Revolutionary Cuba: A History is a comprehensive book detailing the prolonged revolution Cuba experienced under Castro. Chapters 2 and 3 explain what happened in the first decade of the revolution, the timeline our video project will focus on. Martínez-Fernández argues what Dawson argues: that the revolution in Cuba was a process, a movement, rather than a single military and political event that consisted of a militia group overtaking a government.
Martínez-Fernández outlines the most important aspects of the Cuban Revolution. He mentions the popular nature of Castro’s leadership, a revolutionary movement endorsed by the people. He also follows the island’s increasing transition to socialism and communism, especially while under the pressure of foreign relations tensions with both the United States and the Soviet Union. The sugar economy is a consistent theme within the book as well. Martínez-Fernández examines both the negative and positive outcomes of Cuba’s first decade under Castro’s revolutionary structure, information we will use to draw conclusions on patterns in revolutionary Cuba and to connect to larger course themes.
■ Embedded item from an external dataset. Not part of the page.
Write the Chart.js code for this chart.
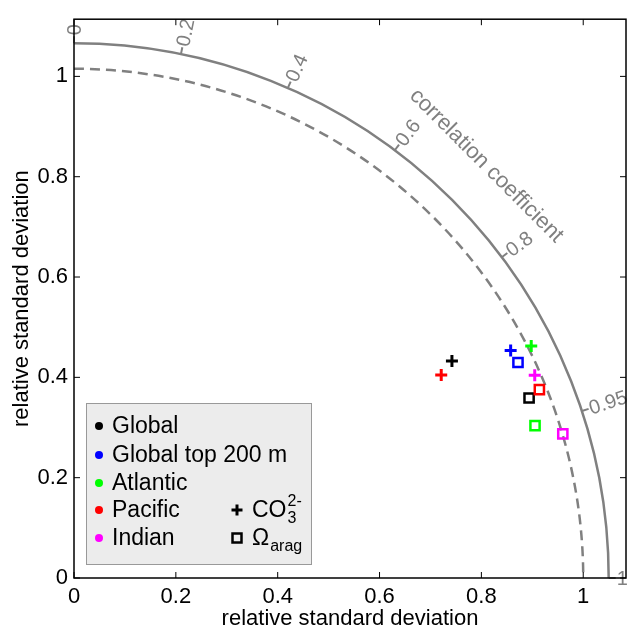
<!DOCTYPE html>
<html>
<head>
<meta charset="utf-8">
<script src="https://cdn.jsdelivr.net/npm/chart.js@4/dist/chart.umd.min.js"></script>
<style>
  html, body { margin: 0; padding: 0; background: #fff; }
  #wrap { width: 635px; height: 630px; }
</style>
</head>
<body>
<div id="wrap"><canvas id="taylor" width="635" height="630"></canvas></div>
<script>
// regions and colours
const regions = ['Global', 'Global top 200 m', 'Atlantic', 'Pacific', 'Indian'];
const regionColors = ['#000000', '#0000ff', '#00ff00', '#ff0000', '#ff00ff'];

// relative std and correlation
const co3Std = [0.859, 0.970, 1.010, 0.827, 0.991];
const co3Corr = [0.864, 0.884, 0.889, 0.872, 0.913];
const omegaStd = [0.963, 0.972, 0.955, 0.988, 1.002];
const omegaCorr = [0.928, 0.897, 0.948, 0.925, 0.958];

// axes
const axisTicks = [0, 0.2, 0.4, 0.6, 0.8, 1];
const corrTicks = [0, 0.2, 0.4, 0.6, 0.8, 0.95, 1];
const refStd = 1.0;
const outerStd = 1.05;

const GREY = '#808080';
const FONT = '"Liberation Sans", Arial, Helvetica, sans-serif';

function toXY(std, corr) {
    const a = Math.acos(corr);
    return { x: std * Math.cos(a), y: std * Math.sin(a) };
}

function fmt(v) {
    return String(Math.round(v * 100) / 100);
}

const taylorGrid = {
    id: 'taylorGrid',
    beforeDatasetsDraw(chart) {
        const { ctx, scales: { x, y } } = chart;
        const ox = x.getPixelForValue(0);
        const oy = y.getPixelForValue(0);
        const rPx = r => x.getPixelForValue(r) - ox;

        ctx.save();
        ctx.strokeStyle = GREY;
        ctx.fillStyle = GREY;
        ctx.lineWidth = 2.5;

        // reference std arc (dashed)
        ctx.setLineDash([10, 6]);
        ctx.beginPath();
        ctx.arc(ox, oy, rPx(refStd), -Math.PI / 2, 0);
        ctx.stroke();
        ctx.setLineDash([]);

        // correlation arc
        ctx.beginPath();
        ctx.arc(ox, oy, rPx(outerStd), -Math.PI / 2, 0);
        ctx.stroke();

        const r0 = rPx(outerStd);
        const r1 = r0 + 7;
        ctx.font = '20px ' + FONT;
        ctx.textAlign = 'left';
        ctx.textBaseline = 'middle';
        corrTicks.forEach(c => {
            const a = Math.acos(c);
            ctx.lineWidth = 2;
            ctx.beginPath();
            ctx.moveTo(ox + r0 * Math.cos(a), oy - r0 * Math.sin(a));
            ctx.lineTo(ox + r1 * Math.cos(a), oy - r1 * Math.sin(a));
            ctx.stroke();
            ctx.save();
            ctx.translate(ox + (r1 + 1) * Math.cos(a), oy - (r1 + 1) * Math.sin(a));
            ctx.rotate(-a);
            ctx.fillText(fmt(c), 0, 1);
            ctx.restore();
        });

        // arc title
        const ta = Math.PI / 4;
        const tr = rPx(1.145);
        ctx.save();
        ctx.translate(ox + tr * Math.cos(ta), oy - tr * Math.sin(ta));
        ctx.rotate(Math.PI / 2 - ta);
        ctx.font = '22px ' + FONT;
        ctx.textAlign = 'center';
        ctx.fillText('correlation coefficient', 0, 0);
        ctx.restore();

        ctx.restore();
    },
    afterDraw(chart) {
        const { ctx, chartArea: ca, scales: { x, y } } = chart;
        ctx.save();

        // box and inward ticks
        ctx.strokeStyle = '#000';
        ctx.lineWidth = 1.5;
        ctx.strokeRect(ca.left, ca.top, ca.right - ca.left, ca.bottom - ca.top);
        ctx.lineWidth = 1;
        const tl = 6;
        axisTicks.forEach(v => {
            const px = x.getPixelForValue(v);
            ctx.beginPath();
            ctx.moveTo(px, ca.bottom); ctx.lineTo(px, ca.bottom - tl);
            ctx.moveTo(px, ca.top); ctx.lineTo(px, ca.top + tl);
            const py = y.getPixelForValue(v);
            ctx.moveTo(ca.left, py); ctx.lineTo(ca.left + tl, py);
            ctx.moveTo(ca.right, py); ctx.lineTo(ca.right - tl, py);
            ctx.stroke();
        });

        // legend
        const lx = 86, ly = 403, lw = 225, lh = 161;
        ctx.fillStyle = '#ececec';
        ctx.fillRect(lx, ly, lw, lh);
        ctx.strokeStyle = '#999999';
        ctx.lineWidth = 1;
        ctx.strokeRect(lx + 0.5, ly + 0.5, lw, lh);

        const rowY = [426, 455, 483, 510, 538];
        ctx.font = '23px ' + FONT;
        ctx.textAlign = 'left';
        ctx.textBaseline = 'middle';
        regions.forEach((name, i) => {
            ctx.fillStyle = regionColors[i];
            ctx.beginPath();
            ctx.arc(99, rowY[i], 4, 0, Math.PI * 2);
            ctx.fill();
            ctx.fillStyle = '#000';
            ctx.fillText(name, 112, rowY[i] + 1);
        });

        // marker keys
        const mx = 237;
        ctx.strokeStyle = '#000';
        ctx.lineWidth = 3;
        ctx.beginPath();
        ctx.moveTo(mx - 5.5, rowY[3]); ctx.lineTo(mx + 5.5, rowY[3]);
        ctx.moveTo(mx, rowY[3] - 5.5); ctx.lineTo(mx, rowY[3] + 5.5);
        ctx.stroke();
        ctx.lineWidth = 2.5;
        ctx.strokeRect(mx - 4.5, rowY[4] - 4.5, 9, 9);

        ctx.fillStyle = '#000';
        ctx.font = '23px ' + FONT;
        ctx.fillText('CO', 252, rowY[3] + 1);
        let w = ctx.measureText('CO').width;
        ctx.font = '16px ' + FONT;
        ctx.fillText('3', 252 + w + 1, rowY[3] + 9);
        ctx.fillText('2-', 252 + w + 1, rowY[3] - 8);

        ctx.font = '23px ' + FONT;
        ctx.fillText('\u03A9', 252, rowY[4] + 1);
        w = ctx.measureText('\u03A9').width;
        ctx.font = '16px ' + FONT;
        ctx.fillText('arag', 252 + w + 1, rowY[4] + 9);

        ctx.restore();
    }
};

Chart.defaults.font.family = FONT;
Chart.defaults.color = '#000';

new Chart(document.getElementById('taylor'), {
    type: 'scatter',
    data: {
        datasets: [
            {
                label: 'CO3',
                data: co3Std.map((s, i) => toXY(s, co3Corr[i])),
                pointStyle: 'cross',
                pointRadius: 6,
                pointHoverRadius: 6,
                pointBorderWidth: 3,
                pointBorderColor: regionColors,
                pointBackgroundColor: regionColors
            },
            {
                label: 'Omega arag',
                data: omegaStd.map((s, i) => toXY(s, omegaCorr[i])),
                pointStyle: 'rect',
                pointRadius: 6.5,
                pointHoverRadius: 6.5,
                pointBorderWidth: 2.5,
                pointBorderColor: regionColors,
                pointBackgroundColor: 'rgba(0,0,0,0)'
            }
        ]
    },
    options: {
        responsive: false,
        animation: false,
        events: [],
        layout: { padding: { top: 11, right: 9, left: 0, bottom: 0 } },
        plugins: {
            legend: { display: false },
            tooltip: { enabled: false }
        },
        scales: {
            x: {
                type: 'linear',
                min: 0,
                max: 1.084,
                afterFit: s => { s.height = 52; },
                afterBuildTicks: s => { s.ticks = axisTicks.map(v => ({ value: v })); },
                grid: { display: false, drawTicks: false },
                border: { display: false },
                ticks: {
                    padding: 6,
                    maxRotation: 0,
                    font: { size: 22 },
                    callback: v => fmt(v)
                },
                title: {
                    display: true,
                    text: 'relative standard deviation',
                    font: { size: 22, lineHeight: 1 },
                    padding: { top: 0, bottom: 0 }
                }
            },
            y: {
                type: 'linear',
                min: 0,
                max: 1.114,
                afterFit: s => { s.width = 74; },
                afterBuildTicks: s => { s.ticks = axisTicks.map(v => ({ value: v })); },
                grid: { display: false, drawTicks: false },
                border: { display: false },
                ticks: {
                    padding: 6,
                    font: { size: 22 },
                    callback: v => fmt(v)
                },
                title: {
                    display: true,
                    text: 'relative standard deviation',
                    font: { size: 22, lineHeight: 1 },
                    padding: { top: 11, bottom: 0 }
                }
            }
        }
    },
    plugins: [taylorGrid]
});
</script>
</body>
</html>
This source will be extremely useful for our video project. It describes the core of the revolution from multiple different angles. We hope to do an overview of the key angles in which the Cuban Revolution can be looked at, most likely focusing on culture, the economy, and foreign relations. Martínez-Fernández traces these themes throughout the revolutionary decade. We will be able to see patterns within the Cuban Revolution because of the text’s wide scope and will also be able to allude to more general course themes using this information.
Martínez-Fernández follows the revolution throughout the entire decade of the 1960s and speaks on every element also present within our Guevara primary source, the “Letter from Major Ernesto Che Guevara to Carlos Quijano, editor of the Montevideo weekly magazine Marcha” that outlines the New Man ideology and tactics that were so valued within Cuban Revolutionary leadership. We will be able to follow the rise and fall of the New Man, an extremely significant aspect of the Cuban Revolution, using these two sources together.
This book is also in direct contrast with the biased American primary source from 1963 and provides a good foundation for reliable information that we will need while composing the video project. We will be able to contrast views from the 1960s with a recent historical perspective on the Cuban Revolution. We will be able to mention Cuba’s relationship to the United States through both these sources, using the video with a more indirect, cultural interpretation and using this book as direct facts and arguments to meld with our own argument.
Martínez-Fernández, Luis. Revolutionary Cuba: A History. Gainesville: University Press of Florida, 2014. muse.jhu.edu/book/36010.